Nel giorno dell’anniversario dei trent’anni dallo storico gol siglato contro il Campobasso, Fabio Poli è intervenuto anche sugli 88.100 di Elle Radio nella trasmissione Laziali On Air, per ricordare quella partita decisiva per la storia della Lazio ed anche per parlare del presente della squadra allenata da Simone Inzaghi.

Quando hai preso consapevolezza dell’importanza di quel gol?
«Inizialmente sapevamo comunque quanto quella partita fosse vitale, ma in questi trent’anni ho capito, grazie alle manifestazioni d’affetto dei tifosi, cosa ha significato quel gol per la storia della Lazio.
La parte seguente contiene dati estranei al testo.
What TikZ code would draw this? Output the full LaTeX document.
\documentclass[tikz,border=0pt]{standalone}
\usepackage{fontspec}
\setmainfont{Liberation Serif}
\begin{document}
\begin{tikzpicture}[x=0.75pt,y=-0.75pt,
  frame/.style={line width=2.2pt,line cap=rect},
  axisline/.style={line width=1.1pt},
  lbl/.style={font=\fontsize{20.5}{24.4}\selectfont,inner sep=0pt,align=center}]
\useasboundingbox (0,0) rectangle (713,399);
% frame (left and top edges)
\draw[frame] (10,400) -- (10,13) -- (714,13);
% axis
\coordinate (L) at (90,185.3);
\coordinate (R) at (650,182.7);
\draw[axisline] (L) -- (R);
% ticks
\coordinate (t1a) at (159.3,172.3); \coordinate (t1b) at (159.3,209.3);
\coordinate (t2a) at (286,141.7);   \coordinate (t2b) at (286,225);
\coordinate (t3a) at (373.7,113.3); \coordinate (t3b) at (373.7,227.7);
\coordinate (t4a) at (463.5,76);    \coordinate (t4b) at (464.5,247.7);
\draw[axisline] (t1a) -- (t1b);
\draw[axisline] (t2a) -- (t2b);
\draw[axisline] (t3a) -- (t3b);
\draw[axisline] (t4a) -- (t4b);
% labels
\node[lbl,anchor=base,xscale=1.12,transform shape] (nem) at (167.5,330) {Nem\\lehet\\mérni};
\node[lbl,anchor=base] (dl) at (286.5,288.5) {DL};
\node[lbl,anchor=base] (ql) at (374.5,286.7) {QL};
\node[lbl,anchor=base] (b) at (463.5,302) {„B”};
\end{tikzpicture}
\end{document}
Per questo devo dire grazie ai tifosi, che ci hanno fatto sentire degli eroi».

Quel gol ha avuto un’importanza maggiore a una Coppa dei Campioni…
«In quella squadra c’erano giocatori che avrebbero potuto fare scelte professionali importanti, andando a guadagnare molto altrove. Abbiamo deciso di restare tutti proprio perché avevamo tanto da dare alla Lazio, sentivamo l’amore dei tifosi e volevamo ricambiarlo».
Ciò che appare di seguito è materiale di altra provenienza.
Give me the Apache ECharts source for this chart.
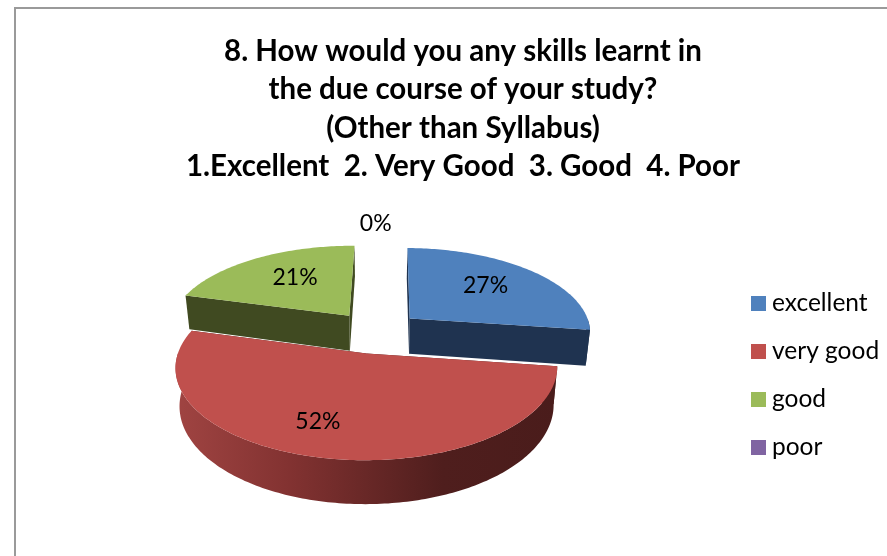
<!DOCTYPE html>
<html><head><meta charset="utf-8">
<style>html,body{margin:0;padding:0;background:#fff}#c{width:887px;height:556px}</style>
<script src="https://cdn.jsdelivr.net/npm/echarts@6/dist/echarts.min.js"></script>
</head><body><div id="c"></div>
<script>
const categories = ['excellent', 'very good', 'good', 'poor'];
const shares = [27, 52, 21, 0];
const percentLabels = ['27%', '52%', '21%', '0%'];
const titleLines = ['8. How would you any skills learnt in', 'the due course of your study?', '(Other than Syllabus)', '1.Excellent  2. Very Good  3. Good  4. Poor'];

const topColors = ['#4F81BD', '#C0504D', '#9BBB59', '#8064A2'];
const wallColors = ['#1F3350', '#4A1C1B', '#404A21', '#4D3C62'];
const FONT = 'Lato, Carlito, "Open Sans", sans-serif';

// Perspective pie model
const M = {cx:376, vy:-250, h:582, a:182, k:0.145, e:0.25, depth:36, shrink:0.98, rot:0.7 * Math.PI / 180};
function proj(X, Y, bottom) {
  const w = 1 - M.k * Y;
  const s = bottom ? M.shrink : 1;
  return [M.cx + M.a * X * s / w, M.vy + (M.h + (bottom ? M.depth : 0)) / w];
}
const total = shares.reduce((a, b) => a + b, 0);
const labelNudge = [[1,-3],[-23,10],[4,-2],[-3,-4]];
const labelR = [0.6, 0.6, 0.6, 1.26];

function sliceRender(idx) {
  return function (params, api) {
    const val = api.value(0);
    let before = 0;
    for (let i = 0; i < idx; i++) before += shares[i];
    const a0 = before / total * 2 * Math.PI + M.rot;
    const a1 = (before + val) / total * 2 * Math.PI + M.rot;
    const mid = (a0 + a1) / 2;
    const ox = Math.sin(mid) * M.e, oy = -Math.cos(mid) * M.e;
    const pt = (a, r, b) => proj(ox + Math.sin(a) * r, oy - Math.cos(a) * r, b);
    const children = [];
    const step = Math.PI / 180;
    if (val > 0) {
      // radial walls
      [a0, a1].forEach((a) => {
        const p = [pt(a,0,false), pt(a,1,false), pt(a,1,true), pt(a,0,true)];
        children.push({type:'polygon', shape:{points:p}, style:{fill:wallColors[idx]}, z2:1, silent:true});
      });
      // outer wall (viewer-facing part)
      const lo = Math.max(a0, Math.PI / 2), hi = Math.min(a1, Math.PI * 1.5);
      if (hi > lo) {
        const upper = [], lower = [];
        for (let a = lo; a < hi; a += step) { upper.push(pt(a,1,false)); lower.push(pt(a,1,true)); }
        upper.push(pt(hi,1,false)); lower.push(pt(hi,1,true));
        const fill = idx === 1 ? new echarts.graphic.LinearGradient(0,0,1,0,[
          {offset:0,color:'#A04442'},{offset:0.3,color:'#823231'},{offset:0.7,color:'#4F1E1D'},{offset:1,color:'#4A1C1B'}
        ]) : wallColors[idx];
        children.push({type:'polygon', shape:{points:upper.concat(lower.reverse())}, style:{fill}, z2:2, silent:true});
      }
      // top face
      const face = [pt(a0,0,false)];
      for (let a = a0; a < a1; a += step) face.push(pt(a,1,false));
      face.push(pt(a1,1,false));
      children.push({type:'polygon', shape:{points:face}, style:{fill:topColors[idx]}, z2:3, silent:true});
    }
    const lp = pt(mid, labelR[idx], false);
    children.push({type:'text', z2:5, silent:true, style:{
      x: lp[0] + labelNudge[idx][0], y: lp[1] + labelNudge[idx][1],
      text: percentLabels[idx], fill:'#000', font:'23px ' + FONT, align:'center', verticalAlign:'middle'
    }});
    return {type:'group', children};
  };
}

const zOrder = [3, 2, 3, 4];
const chart = echarts.init(document.getElementById('c'), null, {renderer:'canvas'});
chart.setOption({
  animation:false,
  backgroundColor:'#fff',
  title:{
    text:titleLines.join('\n'), left:458, top:27, textAlign:'center',
    textStyle:{fontFamily:FONT, fontWeight:'bold', fontSize:29.5, lineHeight:38.4, color:'#000'}
  },
  legend:{
    orient:'vertical', left:746, top:286, icon:'rect', itemWidth:15, itemHeight:15, itemGap:23,
    data:categories, selectedMode:false,
    textStyle:{fontFamily:FONT, fontSize:24.5, color:'#000', padding:[0,0,0,1]}
  },
  graphic:[
    {type:'line', shape:{x1:15,y1:8,x2:15,y2:556}, style:{stroke:'#9a9a9a',lineWidth:2}},
    {type:'line', shape:{x1:14,y1:8,x2:887,y2:8}, style:{stroke:'#9a9a9a',lineWidth:2}}
  ],
  series:categories.map((name,i)=>({
    type:'custom', name, coordinateSystem:'none', z:zOrder[i], silent:true,
    itemStyle:{color:topColors[i]},
    data:[[shares[i]]],
    renderItem:sliceRender(i)
  }))
});
</script></body></html>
Qual è stato il momento chiave di quella stagione?
«Sicuramente gli spareggi, ma credo aver iniziato così bene la stagione sia stato fondamentale, anche se forse a Gubbio il discorso di Eugenio Fascetti ci ha fatto capire quanto teneva al fatto che rimanessero tutti. Un’altra partita chiave fu quella col Bari, giocata in modo spettacolare. Quella è stata la svolta che ci ha fatto fare un campionato così importante. Siamo stati un gruppo vero che è riuscito ad arrivare fino in fondo: ricordo personaggi come Enrico Montesano che furono fondamentali, fecero sentire la loro presenza tranquillizzandoci».

La partita fu arbitrata da un grande direttore di gara come Casarin: quale clima c’era in campo quel giorno?
«Non pensi a quello che può succedere dopo, durante la partita sei sereno ma l’adrenalina la vivi prima e dopo, mai durante. Casarin aveva la qualità di saperti tranquillizzare, il pathos di quell’incontro l’abbiamo sentito prima e dopo il match».
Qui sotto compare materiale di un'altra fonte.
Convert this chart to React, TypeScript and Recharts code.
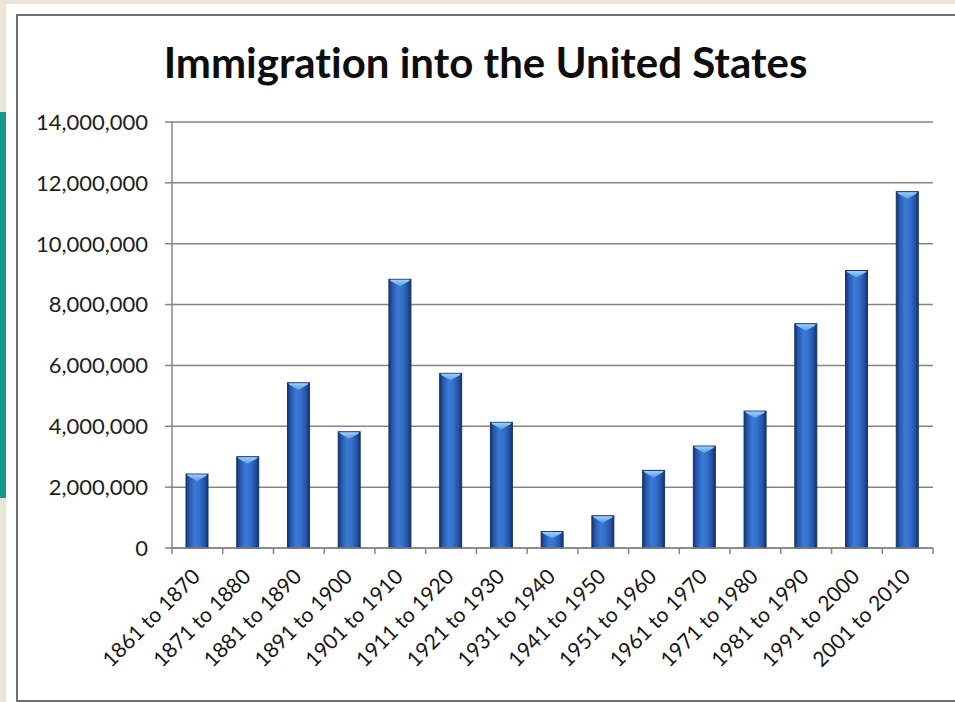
import React from "react";
import { BarChart, Bar, XAxis, YAxis, CartesianGrid } from "recharts";

// decades on the x axis
const decades = [
  "1861 to 1870",
  "1871 to 1880",
  "1881 to 1890",
  "1891 to 1900",
  "1901 to 1910",
  "1911 to 1920",
  "1921 to 1930",
  "1931 to 1940",
  "1941 to 1950",
  "1951 to 1960",
  "1961 to 1970",
  "1971 to 1980",
  "1981 to 1990",
  "1991 to 2000",
  "2001 to 2010",
];

// immigrants per decade
const immigrants = [
  2430000, 3000000, 5430000, 3820000, 8830000, 5740000, 4130000, 540000,
  1060000, 2550000, 3350000, 4500000, 7370000, 9120000, 11710000,
];

const yTicks = [0, 2000000, 4000000, 6000000, 8000000, 10000000, 12000000, 14000000];

const data = decades.map((d, i) => ({ decade: d, value: immigrants[i] }));

const FONT = "Lato, 'Open Sans', sans-serif";
const CHART_W = 935;
const CHART_H = 682;
const MARGIN = { top: 106, right: 20, left: 0, bottom: 0 };
const Y_AXIS_W = 154;
const PLOT_W = CHART_W - MARGIN.right - Y_AXIS_W;
const BAND = PLOT_W / decades.length;
const AXIS_GRAY = "#858585";

function CylinderBar(props: any) {
  const { x, y, width, height } = props;
  if (height <= 0) return null;
  const cap = 7;
  return (
    <g>
      <rect x={x} y={y} width={width} height={height} fill="url(#barGrad)" />
      <rect x={x} y={y} width={width} height={height} fill="none" stroke="#163468" strokeWidth={1} />
      <path
        d={`M${x + 1},${y + 0.5} L${x + width - 1},${y + 0.5} L${x + width - 2},${y + 2} L${x + width / 2},${y + cap} L${x + 2},${y + 2} Z`}
        fill="url(#capGrad)"
      />
    </g>
  );
}

function DecadeTick(props: any) {
  const { x, y, payload, index } = props;
  const last = index === decades.length - 1;
  return (
    <g>
      <line x1={x - BAND / 2} y1={y} x2={x - BAND / 2} y2={y + 6} stroke={AXIS_GRAY} strokeWidth={1.5} />
      {last && (
        <line x1={x + BAND / 2} y1={y} x2={x + BAND / 2} y2={y + 6} stroke={AXIS_GRAY} strokeWidth={1.5} />
      )}
      <g transform={`translate(${x + 4},${y + 30})`}>
        <text
          textAnchor="end"
          transform="rotate(-45)"
          fontFamily={FONT}
          fontSize={21}
          fill="#161616"
          style={{ fontVariantLigatures: "none" }}
        >
          {payload.value}
        </text>
      </g>
    </g>
  );
}

export default function App() {
  return (
    <div
      style={{
        position: "fixed",
        left: 0,
        top: 0,
        width: 955,
        height: 702,
        overflow: "hidden",
        background: "#ece3da",
      }}
    >
      <style>{"html,body{overflow:hidden;margin:0}"}</style>
      {/* slide background */}
      <div style={{ position: "absolute", left: 6, top: 4, width: 1000, height: 720, background: "#ffffff" }} />
      <div style={{ position: "absolute", left: 0, top: 112, width: 6, height: 386, background: "#13998b" }} />
      {/* chart frame, runs off the right edge */}
      <div
        style={{
          position: "absolute",
          left: 16,
          top: 14,
          width: 1000,
          height: 684,
          borderTop: "2px solid #6f6f6f",
          borderLeft: "2px solid #6f6f6f",
          borderBottom: "2px solid #6f6f6f",
          background: "#ffffff",
        }}
      />
      <div
        style={{
          position: "absolute",
          left: 18,
          top: 37,
          width: CHART_W,
          textAlign: "center",
          fontFamily: FONT,
          fontWeight: 700,
          fontSize: 42,
          color: "#0d0d0d",
          fontVariantLigatures: "none",
          whiteSpace: "nowrap",
        }}
      >
        Immigration into the United States
      </div>
      <div style={{ position: "absolute", left: 18, top: 16 }}>
        <BarChart width={CHART_W} height={CHART_H} data={data} margin={MARGIN}>
          <defs>
            <linearGradient id="barGrad" x1="0" y1="0" x2="1" y2="0">
              <stop offset="0%" stopColor="#17336a" />
              <stop offset="15%" stopColor="#2657ad" />
              <stop offset="40%" stopColor="#3b7ad8" />
              <stop offset="60%" stopColor="#3571cc" />
              <stop offset="85%" stopColor="#2352a5" />
              <stop offset="100%" stopColor="#15306a" />
            </linearGradient>
            <linearGradient id="capGrad" x1="0" y1="0" x2="0" y2="1">
              <stop offset="0%" stopColor="#9fd0f7" />
              <stop offset="100%" stopColor="#5a9ae6" />
            </linearGradient>
          </defs>
          <CartesianGrid vertical={false} stroke={AXIS_GRAY} strokeWidth={1.5} />
          <XAxis
            dataKey="decade"
            height={CHART_H - 532}
            interval={0}
            tickLine={false}
            tickSize={0}
            tickMargin={0}
            axisLine={{ stroke: AXIS_GRAY, strokeWidth: 1.5 }}
            tick={<DecadeTick />}
          />
          <YAxis
            width={Y_AXIS_W}
            domain={[0, 14000000]}
            ticks={yTicks}
            interval={0}
            tickSize={7}
            tickMargin={17}
            tickFormatter={(v: number) => v.toLocaleString("en-US")}
            tick={{ fontFamily: FONT, fontSize: 22, fill: "#1e1e1e" }}
            axisLine={{ stroke: AXIS_GRAY, strokeWidth: 1.5 }}
            tickLine={{ stroke: AXIS_GRAY, strokeWidth: 1.5 }}
          />
          <Bar dataKey="value" barSize={22} shape={<CylinderBar />} isAnimationActive={false} />
        </BarChart>
      </div>
    </div>
  );
}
Come avete vissuto la notte prima di quella partita?
«Dipende dal carattere della singola persona, come uno è abituato a vivere certe emozioni. La notte prima si è dormito poco, la sensazione più strana fu quando ci alzò la mattina e nessuno era sceso dalle stanze, tutti erano rimasti a pensare e a concentrarsi, senza voler vedere nessuno fino all’ora di pranzo. Fascetti ci disse semplicemente di andare in campo e di ricordarci che eravamo più forti».